July 20th, 2012, 06:15 AM
|
|
Registered User
|
|
Join Date: Apr 2012
Posts: 4
Time spent in forums: 1 h 25 m 40 sec
Reputation Power: 0
|
|
|
Screenscraping an authenticated site.
We are using an implementation of Gomez here at work and for some of the configurations you have to manually go in and copy and paste into a backup document. That being said, we can't always remember to grab configs for every change so we want to automate this. I put this python script together to automate pulling the page and saving it into a document but when I try to run the code I have http debugging turned on so i get a response that it first runs and gets http 401 unauthorized error then runs a second time with the headers i have supplied. Why does it run once before including my headers?
import mechanize
import cookielib
Code:
# Browser
br = mechanize.Browser()
#Filename Declaration
filename = "Page.html"
# Cookie Jar
cj = cookielib.LWPCookieJar()
br.set_cookiejar(cj)
# Browser options
br.set_handle_equiv(False)
br.set_handle_gzip(True)
br.set_handle_redirect(False)
br.set_handle_referer(False)
br.set_handle_robots(False)
# Follows refresh 0 but not hangs on refresh > 0
br.set_handle_refresh(mechanize._http.HTTPRefreshProcessor(), max_time=1)

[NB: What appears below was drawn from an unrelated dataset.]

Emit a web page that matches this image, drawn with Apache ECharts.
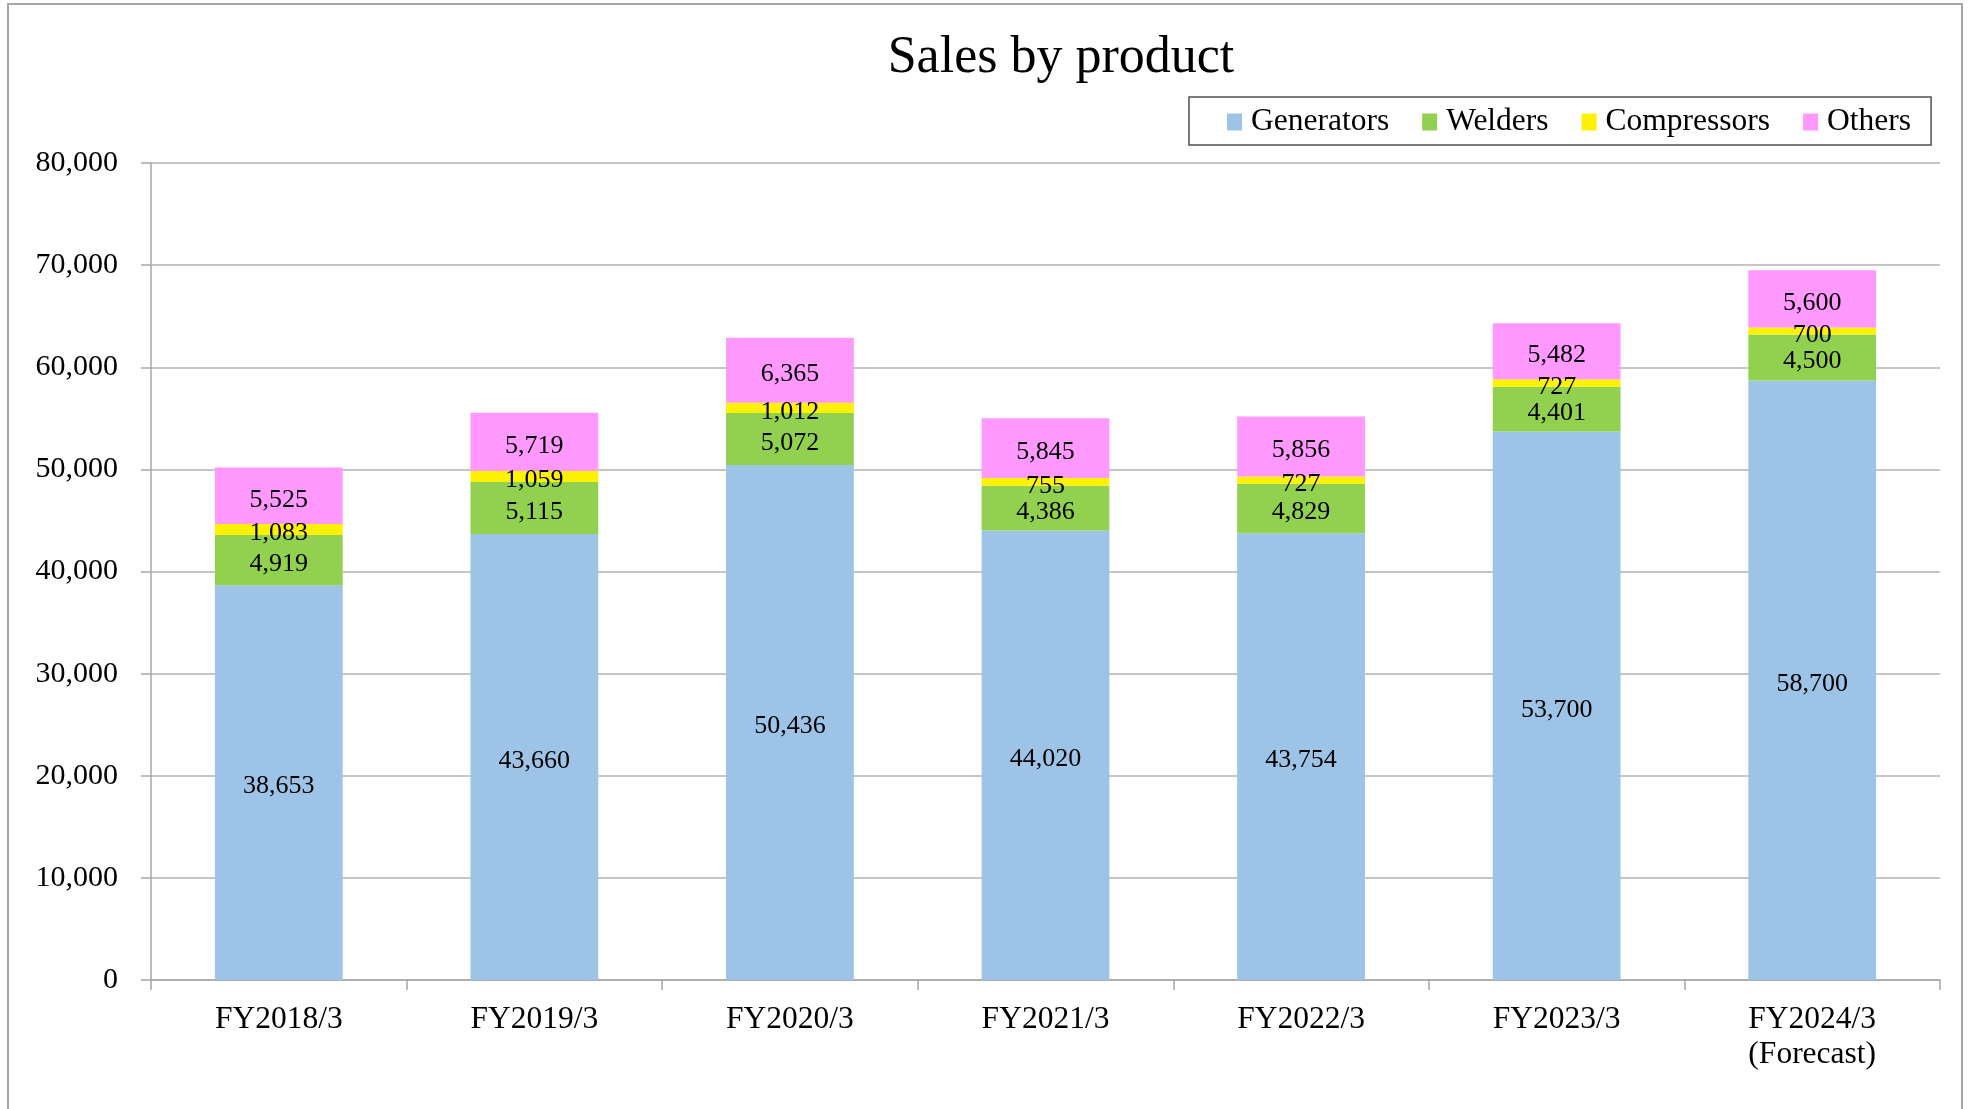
<!DOCTYPE html>
<html>
<head>
<meta charset="utf-8">
<title>Sales by product</title>
<script src="https://cdn.jsdelivr.net/npm/echarts@6/dist/echarts.min.js"></script>
<style>
  html, body { margin: 0; padding: 0; background: #fff; }
  #chart { width: 1968px; height: 1109px; }
</style>
</head>
<body>
<div id="chart"></div>
<script>
// values
const categories = ["FY2018/3", "FY2019/3", "FY2020/3", "FY2021/3", "FY2022/3", "FY2023/3", "FY2024/3\n(Forecast)"]
const generators = [38653, 43660, 50436, 44020, 43754, 53700, 58700]
const welders = [4919, 5115, 5072, 4386, 4829, 4401, 4500]
const compressors = [1083, 1059, 1012, 755, 727, 727, 700]
const others = [5525, 5719, 6365, 5845, 5856, 5482, 5600]

const font = "'Liberation Serif', 'Times New Roman', serif"

let myChart = echarts.init(document.getElementById("chart"))

function seriesOf(name, data, color) {
  return {
    name: name,
    type: "bar",
    stack: "Total",
    barWidth: "50%",
    data: data,
    itemStyle: { color: color },
    label: {
      show: true,
      position: "inside",
      offset: [0, 4],
      color: "#000",
      fontFamily: font,
      fontSize: 26,
      formatter: p => p.value.toLocaleString("en-US")
    }
  }
}

myChart.setOption({
  animation: false,
  backgroundColor: "#fff",
  graphic: [{
    type: "rect",
    shape: { x: 8, y: 4, width: 1954, height: 1130 },
    style: { fill: "none", stroke: "#a6a6a6", lineWidth: 2 },
    silent: true
  }],
  title: {
    text: "Sales by product",
    left: 1056,
    top: 27,
    textAlign: "center",
    textStyle: {
      fontFamily: font,
      fontSize: 52,
      fontWeight: "normal",
      color: "#000"
    }
  },
  legend: {
    left: 1189,
    top: 97,
    padding: [9, 20, 7, 38],
    itemGap: 33,
    itemWidth: 15,
    itemHeight: 17,
    borderColor: "#505050",
    borderWidth: 1.5,
    icon: "rect",
    textStyle: {
      fontFamily: font,
      fontSize: 31.5,
      color: "#000",
      padding: [0, 0, 0, 4]
    }
  },
  grid: {
    left: 151,
    right: 28,
    top: 163,
    bottom: 129
  },
  xAxis: {
    type: "category",
    data: categories,
    axisLine: { lineStyle: { color: "#a6a6a6", width: 1.5 } },
    axisTick: { show: true, length: 10, lineStyle: { color: "#a6a6a6", width: 1.5 } },
    axisLabel: {
      margin: 22,
      color: "#000",
      fontFamily: font,
      fontSize: 31.5,
      lineHeight: 35
    }
  },
  yAxis: {
    type: "value",
    min: 0,
    max: 80000,
    interval: 10000,
    axisLine: { show: true, lineStyle: { color: "#a6a6a6", width: 1.5 } },
    axisTick: { show: true, length: 10, lineStyle: { color: "#a6a6a6", width: 1.5 } },
    splitLine: { lineStyle: { color: "#b3b3b3", width: 1.5 } },
    axisLabel: {
      margin: 33,
      color: "#000",
      fontFamily: font,
      fontSize: 30,
      padding: [8, 0, 0, 0],
      formatter: v => v.toLocaleString("en-US")
    }
  },
  series: [
    seriesOf("Generators", generators, "#9DC3E6"),
    seriesOf("Welders", welders, "#92D050"),
    seriesOf("Compressors", compressors, "#FFF200"),
    seriesOf("Others", others, "#FF99FF")
  ]
})
</script>
</body>
</html>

# Want debugging messages?
br.set_debug_http(True)
#br.set_debug_redirects(True)
#br.set_debug_responses(True)
# Set Headers
br.addheaders = [('User-agent', 'Mozilla/5.0 (Windows NT 6.1; WOW64; rv:14.0) Gecko/20100101 Firefox/14.0.1')]
br.addheaders = [('Transfer-Encoding', 'chunked')]
br.addheaders = [('Accept-Encoding','gzip, deflate')]
br.addheaders = [('Accept-Language','en-us,en;q=0.5')]
br.addheaders = [('Authorization','xxxx')]
br.addheaders = [('Cookie','xxxx]
br.addheaders = [('Host','xxxx.com')]
br.addheaders = [('Proxy-Connection','keep-alive')]
br.addheaders = [('Referer','http://xxxx.com/atscon')]
br.addheaders = [('Accept','text/html,application/xhtml+xml,application/xml;q=0.9,*/*;q=0.8')]
# Add some
br.add_password('http://xxxx.com', 'xxxx', 'xxxx')
br.open('http://xxxxxx/LocImpExp?op=export')
pagedata = br.response().read()
# Write to file
FILE = open(filename,"w")
FILE.write(pagedata)
FILE.close ()
print "File has been output to filename"
Let me know if i need to supply something else.
Thanks
|